● **PROBLEM STATEMENT**
Below is a listing; print exactly its lines from the one containing "Rebuild this chart" down to the one containing "t_mark = [i", both inclusive, with every picture left out.

● **SOURCE DATA**
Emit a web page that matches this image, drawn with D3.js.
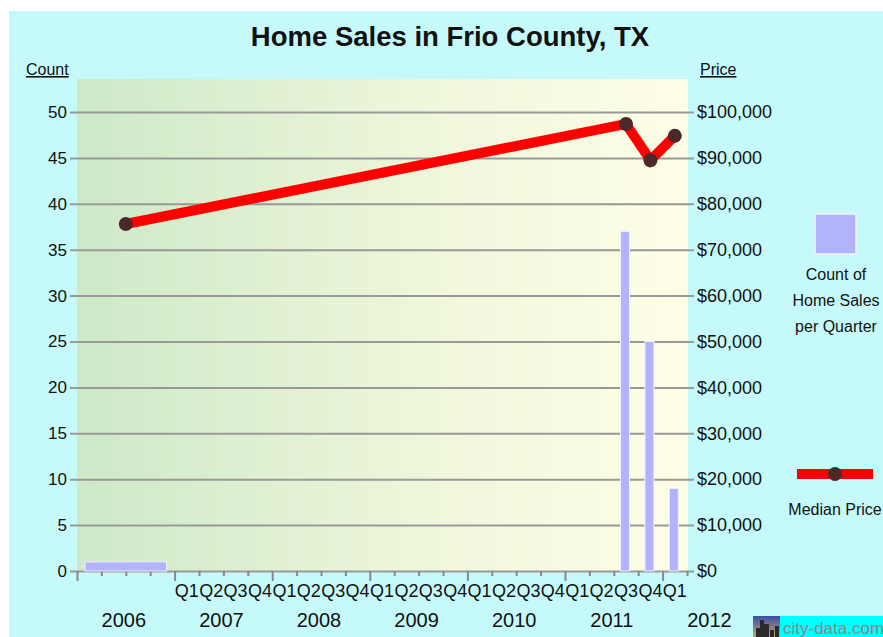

* * *

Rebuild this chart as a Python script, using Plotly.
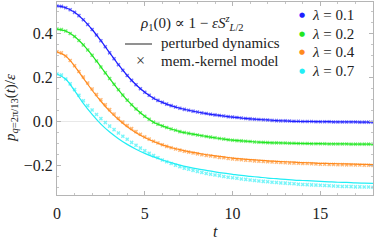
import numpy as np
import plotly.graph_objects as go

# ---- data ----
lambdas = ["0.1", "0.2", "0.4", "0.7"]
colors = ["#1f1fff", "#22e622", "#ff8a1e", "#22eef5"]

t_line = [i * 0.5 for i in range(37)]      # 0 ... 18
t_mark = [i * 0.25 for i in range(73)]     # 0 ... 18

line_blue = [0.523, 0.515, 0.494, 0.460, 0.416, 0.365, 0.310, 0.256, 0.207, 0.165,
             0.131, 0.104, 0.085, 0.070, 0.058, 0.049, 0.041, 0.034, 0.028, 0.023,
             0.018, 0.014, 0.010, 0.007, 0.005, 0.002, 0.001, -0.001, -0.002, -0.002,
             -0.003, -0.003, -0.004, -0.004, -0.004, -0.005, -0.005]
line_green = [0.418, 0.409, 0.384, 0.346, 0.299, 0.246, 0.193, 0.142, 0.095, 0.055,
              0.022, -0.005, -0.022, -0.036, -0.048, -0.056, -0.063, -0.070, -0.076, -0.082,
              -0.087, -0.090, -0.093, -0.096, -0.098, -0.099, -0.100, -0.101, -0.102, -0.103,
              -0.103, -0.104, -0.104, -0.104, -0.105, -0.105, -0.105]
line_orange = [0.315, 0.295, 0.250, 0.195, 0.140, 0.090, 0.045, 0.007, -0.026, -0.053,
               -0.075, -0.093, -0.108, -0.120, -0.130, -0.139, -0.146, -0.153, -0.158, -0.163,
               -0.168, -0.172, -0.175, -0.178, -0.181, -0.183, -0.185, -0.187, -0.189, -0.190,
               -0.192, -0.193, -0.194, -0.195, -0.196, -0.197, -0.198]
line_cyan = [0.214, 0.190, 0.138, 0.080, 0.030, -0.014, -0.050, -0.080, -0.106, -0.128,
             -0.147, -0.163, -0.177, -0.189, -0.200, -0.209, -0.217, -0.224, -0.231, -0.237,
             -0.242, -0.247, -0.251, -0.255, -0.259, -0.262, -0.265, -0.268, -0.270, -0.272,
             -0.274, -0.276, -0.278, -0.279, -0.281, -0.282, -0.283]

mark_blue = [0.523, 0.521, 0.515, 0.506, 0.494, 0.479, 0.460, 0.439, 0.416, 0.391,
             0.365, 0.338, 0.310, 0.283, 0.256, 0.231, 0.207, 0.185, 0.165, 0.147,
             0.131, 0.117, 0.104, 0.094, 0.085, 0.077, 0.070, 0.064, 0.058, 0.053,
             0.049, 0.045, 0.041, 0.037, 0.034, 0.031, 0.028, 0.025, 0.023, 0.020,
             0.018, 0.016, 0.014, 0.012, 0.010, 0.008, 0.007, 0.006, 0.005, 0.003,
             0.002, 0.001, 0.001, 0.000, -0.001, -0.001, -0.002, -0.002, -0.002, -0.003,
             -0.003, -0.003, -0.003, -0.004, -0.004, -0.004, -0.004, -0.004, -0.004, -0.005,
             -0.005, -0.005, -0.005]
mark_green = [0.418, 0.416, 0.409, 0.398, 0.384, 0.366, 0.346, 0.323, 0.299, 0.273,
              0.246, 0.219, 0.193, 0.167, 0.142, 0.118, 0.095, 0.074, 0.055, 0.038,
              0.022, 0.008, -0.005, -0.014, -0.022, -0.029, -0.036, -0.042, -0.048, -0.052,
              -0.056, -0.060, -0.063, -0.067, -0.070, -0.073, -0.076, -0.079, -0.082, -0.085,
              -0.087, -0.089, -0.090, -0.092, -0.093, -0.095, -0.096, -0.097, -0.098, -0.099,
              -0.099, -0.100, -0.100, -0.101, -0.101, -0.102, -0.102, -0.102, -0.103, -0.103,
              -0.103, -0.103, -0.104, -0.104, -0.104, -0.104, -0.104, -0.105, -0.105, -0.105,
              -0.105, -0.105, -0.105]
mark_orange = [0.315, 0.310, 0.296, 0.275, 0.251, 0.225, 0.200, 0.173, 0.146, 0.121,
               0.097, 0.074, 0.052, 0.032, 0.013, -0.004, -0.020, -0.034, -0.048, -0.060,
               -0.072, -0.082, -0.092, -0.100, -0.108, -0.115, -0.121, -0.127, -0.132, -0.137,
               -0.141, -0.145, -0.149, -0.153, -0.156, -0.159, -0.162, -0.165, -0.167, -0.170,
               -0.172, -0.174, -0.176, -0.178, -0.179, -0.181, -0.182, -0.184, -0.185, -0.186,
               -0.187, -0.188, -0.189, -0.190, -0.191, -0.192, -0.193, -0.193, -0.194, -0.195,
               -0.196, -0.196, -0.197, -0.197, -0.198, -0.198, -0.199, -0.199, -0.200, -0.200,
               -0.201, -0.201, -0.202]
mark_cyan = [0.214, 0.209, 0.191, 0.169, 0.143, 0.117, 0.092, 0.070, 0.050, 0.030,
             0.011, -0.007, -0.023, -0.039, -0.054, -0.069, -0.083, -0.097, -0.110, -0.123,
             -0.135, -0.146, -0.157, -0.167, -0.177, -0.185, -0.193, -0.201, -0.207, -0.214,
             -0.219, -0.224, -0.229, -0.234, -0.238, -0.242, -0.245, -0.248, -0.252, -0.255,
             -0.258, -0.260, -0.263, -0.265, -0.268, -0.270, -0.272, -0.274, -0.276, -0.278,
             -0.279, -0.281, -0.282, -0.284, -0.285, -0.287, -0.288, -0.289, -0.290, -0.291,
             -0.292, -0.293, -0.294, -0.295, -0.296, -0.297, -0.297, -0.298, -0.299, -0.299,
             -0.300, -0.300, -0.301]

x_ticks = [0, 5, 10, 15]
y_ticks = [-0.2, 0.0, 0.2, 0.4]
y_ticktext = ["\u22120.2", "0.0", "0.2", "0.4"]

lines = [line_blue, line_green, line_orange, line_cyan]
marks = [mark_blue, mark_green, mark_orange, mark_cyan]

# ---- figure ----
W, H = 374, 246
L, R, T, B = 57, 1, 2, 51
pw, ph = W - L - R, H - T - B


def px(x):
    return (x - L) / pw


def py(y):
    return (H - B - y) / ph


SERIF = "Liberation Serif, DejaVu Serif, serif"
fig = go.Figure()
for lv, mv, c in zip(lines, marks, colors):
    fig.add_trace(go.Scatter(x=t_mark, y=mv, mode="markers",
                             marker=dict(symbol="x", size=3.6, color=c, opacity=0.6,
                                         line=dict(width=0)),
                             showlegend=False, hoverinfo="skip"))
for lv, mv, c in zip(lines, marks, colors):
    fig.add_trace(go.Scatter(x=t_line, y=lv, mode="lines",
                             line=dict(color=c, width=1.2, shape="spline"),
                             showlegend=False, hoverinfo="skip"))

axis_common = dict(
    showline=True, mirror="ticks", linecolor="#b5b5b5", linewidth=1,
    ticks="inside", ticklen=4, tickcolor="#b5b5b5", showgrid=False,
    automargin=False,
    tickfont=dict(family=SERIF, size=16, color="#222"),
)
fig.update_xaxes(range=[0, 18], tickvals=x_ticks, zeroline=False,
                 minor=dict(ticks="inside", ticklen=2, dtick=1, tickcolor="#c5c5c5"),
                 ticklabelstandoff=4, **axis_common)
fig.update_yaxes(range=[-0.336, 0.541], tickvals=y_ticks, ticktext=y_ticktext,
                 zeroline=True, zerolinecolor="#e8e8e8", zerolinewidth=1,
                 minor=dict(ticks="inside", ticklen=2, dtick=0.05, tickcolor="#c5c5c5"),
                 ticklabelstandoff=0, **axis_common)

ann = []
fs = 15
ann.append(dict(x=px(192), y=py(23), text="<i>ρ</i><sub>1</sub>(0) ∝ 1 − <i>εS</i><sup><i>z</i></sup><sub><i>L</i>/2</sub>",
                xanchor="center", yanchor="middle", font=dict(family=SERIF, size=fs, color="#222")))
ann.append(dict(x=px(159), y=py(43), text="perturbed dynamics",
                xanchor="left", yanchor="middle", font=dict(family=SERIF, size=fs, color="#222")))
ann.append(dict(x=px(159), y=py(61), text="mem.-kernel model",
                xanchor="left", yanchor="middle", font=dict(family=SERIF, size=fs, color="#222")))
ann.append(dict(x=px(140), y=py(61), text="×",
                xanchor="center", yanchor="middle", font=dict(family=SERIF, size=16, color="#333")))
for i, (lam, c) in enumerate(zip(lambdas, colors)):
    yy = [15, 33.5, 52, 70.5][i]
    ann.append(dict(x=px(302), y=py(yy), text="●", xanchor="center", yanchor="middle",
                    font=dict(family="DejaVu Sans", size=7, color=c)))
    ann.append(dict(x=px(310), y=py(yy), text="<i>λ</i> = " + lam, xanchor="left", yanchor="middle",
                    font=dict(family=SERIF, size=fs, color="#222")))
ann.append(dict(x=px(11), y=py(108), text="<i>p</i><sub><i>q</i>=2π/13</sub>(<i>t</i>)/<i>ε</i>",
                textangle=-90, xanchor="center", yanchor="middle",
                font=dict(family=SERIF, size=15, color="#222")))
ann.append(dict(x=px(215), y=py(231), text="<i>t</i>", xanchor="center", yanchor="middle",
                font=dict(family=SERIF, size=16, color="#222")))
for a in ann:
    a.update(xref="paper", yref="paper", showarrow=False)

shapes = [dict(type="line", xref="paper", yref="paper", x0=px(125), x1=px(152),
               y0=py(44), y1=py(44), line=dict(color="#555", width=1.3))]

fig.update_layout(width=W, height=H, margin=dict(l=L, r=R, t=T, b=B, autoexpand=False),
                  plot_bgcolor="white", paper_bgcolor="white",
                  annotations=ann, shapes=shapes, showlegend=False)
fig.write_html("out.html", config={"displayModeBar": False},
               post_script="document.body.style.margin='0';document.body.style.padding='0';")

--

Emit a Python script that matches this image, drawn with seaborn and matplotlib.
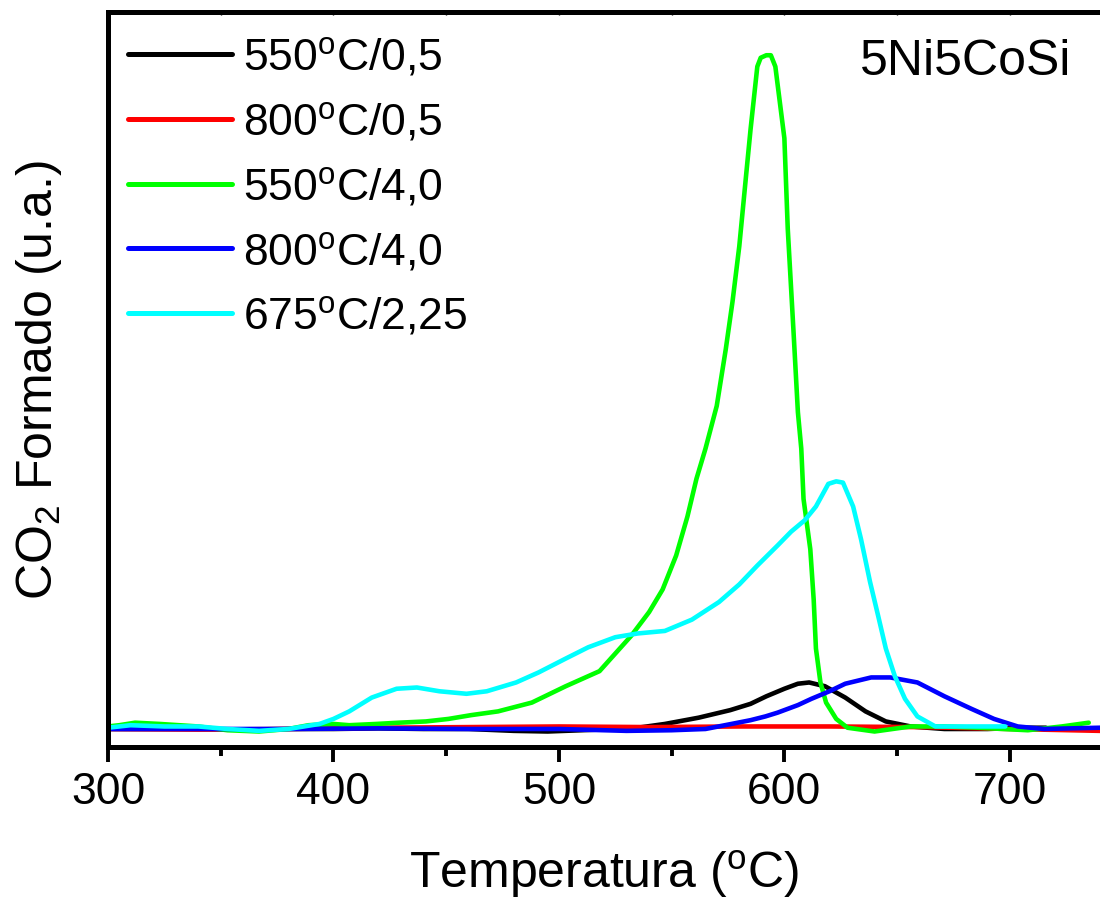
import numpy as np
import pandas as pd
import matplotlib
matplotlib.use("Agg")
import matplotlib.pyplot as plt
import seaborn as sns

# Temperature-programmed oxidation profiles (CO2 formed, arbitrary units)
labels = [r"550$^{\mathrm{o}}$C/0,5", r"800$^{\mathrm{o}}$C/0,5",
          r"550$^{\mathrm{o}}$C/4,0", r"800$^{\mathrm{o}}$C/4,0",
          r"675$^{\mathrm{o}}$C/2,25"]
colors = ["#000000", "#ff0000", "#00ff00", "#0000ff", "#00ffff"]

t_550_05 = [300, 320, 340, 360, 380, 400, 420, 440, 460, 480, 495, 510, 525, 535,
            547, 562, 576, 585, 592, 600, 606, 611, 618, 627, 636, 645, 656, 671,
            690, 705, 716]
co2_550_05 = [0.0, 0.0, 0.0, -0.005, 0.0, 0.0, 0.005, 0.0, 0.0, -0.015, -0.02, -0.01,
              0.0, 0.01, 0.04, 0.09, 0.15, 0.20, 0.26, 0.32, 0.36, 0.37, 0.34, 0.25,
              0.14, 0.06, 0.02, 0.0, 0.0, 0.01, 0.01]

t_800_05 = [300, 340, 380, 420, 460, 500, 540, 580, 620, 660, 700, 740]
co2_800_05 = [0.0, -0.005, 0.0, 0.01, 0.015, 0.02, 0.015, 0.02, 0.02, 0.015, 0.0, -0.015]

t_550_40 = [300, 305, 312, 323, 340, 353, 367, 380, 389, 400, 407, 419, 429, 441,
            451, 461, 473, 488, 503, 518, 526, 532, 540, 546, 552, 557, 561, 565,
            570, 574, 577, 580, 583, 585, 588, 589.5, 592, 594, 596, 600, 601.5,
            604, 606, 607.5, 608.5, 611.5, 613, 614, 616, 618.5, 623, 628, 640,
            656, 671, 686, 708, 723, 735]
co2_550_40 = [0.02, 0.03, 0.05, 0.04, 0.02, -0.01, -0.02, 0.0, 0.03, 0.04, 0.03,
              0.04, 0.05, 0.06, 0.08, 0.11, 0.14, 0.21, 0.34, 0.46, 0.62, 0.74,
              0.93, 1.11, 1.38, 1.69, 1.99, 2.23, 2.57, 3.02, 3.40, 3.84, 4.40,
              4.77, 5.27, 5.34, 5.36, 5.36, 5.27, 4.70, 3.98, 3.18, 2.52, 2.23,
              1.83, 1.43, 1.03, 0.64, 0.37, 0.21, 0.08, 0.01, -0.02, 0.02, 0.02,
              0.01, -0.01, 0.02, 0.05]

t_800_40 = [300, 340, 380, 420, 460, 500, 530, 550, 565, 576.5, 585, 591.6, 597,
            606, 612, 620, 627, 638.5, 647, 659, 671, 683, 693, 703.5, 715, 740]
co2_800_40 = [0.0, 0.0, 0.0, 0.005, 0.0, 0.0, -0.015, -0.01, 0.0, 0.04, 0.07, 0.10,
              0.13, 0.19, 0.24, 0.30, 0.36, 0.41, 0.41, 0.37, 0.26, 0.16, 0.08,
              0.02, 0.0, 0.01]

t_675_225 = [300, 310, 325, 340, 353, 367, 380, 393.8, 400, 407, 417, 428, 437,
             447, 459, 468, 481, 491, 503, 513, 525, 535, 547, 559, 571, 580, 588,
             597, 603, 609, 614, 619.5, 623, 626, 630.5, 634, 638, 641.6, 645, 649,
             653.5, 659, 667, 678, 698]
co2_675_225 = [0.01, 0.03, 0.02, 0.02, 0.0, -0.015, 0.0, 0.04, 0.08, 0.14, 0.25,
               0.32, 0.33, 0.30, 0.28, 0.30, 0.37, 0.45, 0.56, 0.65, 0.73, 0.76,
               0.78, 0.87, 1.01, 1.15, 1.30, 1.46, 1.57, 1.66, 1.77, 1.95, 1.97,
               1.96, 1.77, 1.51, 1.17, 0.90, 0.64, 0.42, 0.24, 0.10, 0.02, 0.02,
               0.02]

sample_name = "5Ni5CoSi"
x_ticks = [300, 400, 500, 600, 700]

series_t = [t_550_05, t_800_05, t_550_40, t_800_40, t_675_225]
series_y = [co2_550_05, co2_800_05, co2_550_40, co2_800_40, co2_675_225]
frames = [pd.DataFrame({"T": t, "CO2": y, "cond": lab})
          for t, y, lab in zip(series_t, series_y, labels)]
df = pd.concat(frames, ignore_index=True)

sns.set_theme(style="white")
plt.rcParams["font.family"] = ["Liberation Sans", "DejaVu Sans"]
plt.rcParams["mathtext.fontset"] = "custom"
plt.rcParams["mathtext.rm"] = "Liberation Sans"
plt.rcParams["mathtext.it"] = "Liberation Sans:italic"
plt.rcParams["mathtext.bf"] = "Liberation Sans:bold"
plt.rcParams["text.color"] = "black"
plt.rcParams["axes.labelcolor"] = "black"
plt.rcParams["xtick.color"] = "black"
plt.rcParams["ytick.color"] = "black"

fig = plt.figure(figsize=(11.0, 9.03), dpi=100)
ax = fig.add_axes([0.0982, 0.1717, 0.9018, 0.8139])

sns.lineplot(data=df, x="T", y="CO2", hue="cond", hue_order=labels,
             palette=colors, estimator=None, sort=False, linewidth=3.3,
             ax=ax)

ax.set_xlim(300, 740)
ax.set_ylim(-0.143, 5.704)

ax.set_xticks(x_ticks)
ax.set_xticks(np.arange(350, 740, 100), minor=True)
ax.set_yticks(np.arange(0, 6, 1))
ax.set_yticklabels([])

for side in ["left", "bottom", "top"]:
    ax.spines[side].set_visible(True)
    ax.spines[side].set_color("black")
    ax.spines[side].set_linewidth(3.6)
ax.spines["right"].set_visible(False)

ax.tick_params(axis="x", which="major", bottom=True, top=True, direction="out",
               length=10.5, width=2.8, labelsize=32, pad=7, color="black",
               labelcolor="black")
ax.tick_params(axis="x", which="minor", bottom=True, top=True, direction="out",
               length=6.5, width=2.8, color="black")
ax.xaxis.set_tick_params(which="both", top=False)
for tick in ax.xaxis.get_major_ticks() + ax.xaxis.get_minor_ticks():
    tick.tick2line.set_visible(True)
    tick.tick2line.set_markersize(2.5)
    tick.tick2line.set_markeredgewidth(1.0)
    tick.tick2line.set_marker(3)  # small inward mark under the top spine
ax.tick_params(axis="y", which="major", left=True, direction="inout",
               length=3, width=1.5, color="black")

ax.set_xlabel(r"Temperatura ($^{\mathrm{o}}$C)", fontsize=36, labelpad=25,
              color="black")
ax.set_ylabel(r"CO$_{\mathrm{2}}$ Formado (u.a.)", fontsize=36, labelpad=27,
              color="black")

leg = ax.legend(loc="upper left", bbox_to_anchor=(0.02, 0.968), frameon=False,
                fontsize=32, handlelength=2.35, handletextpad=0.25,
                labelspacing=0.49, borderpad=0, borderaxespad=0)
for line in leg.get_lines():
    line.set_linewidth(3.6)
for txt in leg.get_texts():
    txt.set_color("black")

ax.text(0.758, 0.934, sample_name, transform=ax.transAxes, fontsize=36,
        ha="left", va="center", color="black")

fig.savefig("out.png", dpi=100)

● **FULL ANSWER**
Rebuild this chart as a Python script, using Plotly.
import numpy as np
import plotly.graph_objects as go

# ---- data ----
lambdas = ["0.1", "0.2", "0.4", "0.7"]
colors = ["#1f1fff", "#22e622", "#ff8a1e", "#22eef5"]

t_line = [i * 0.5 for i in range(37)]      # 0 ... 18
t_mark = [i * 0.25 for i in range(73)]     # 0 ... 18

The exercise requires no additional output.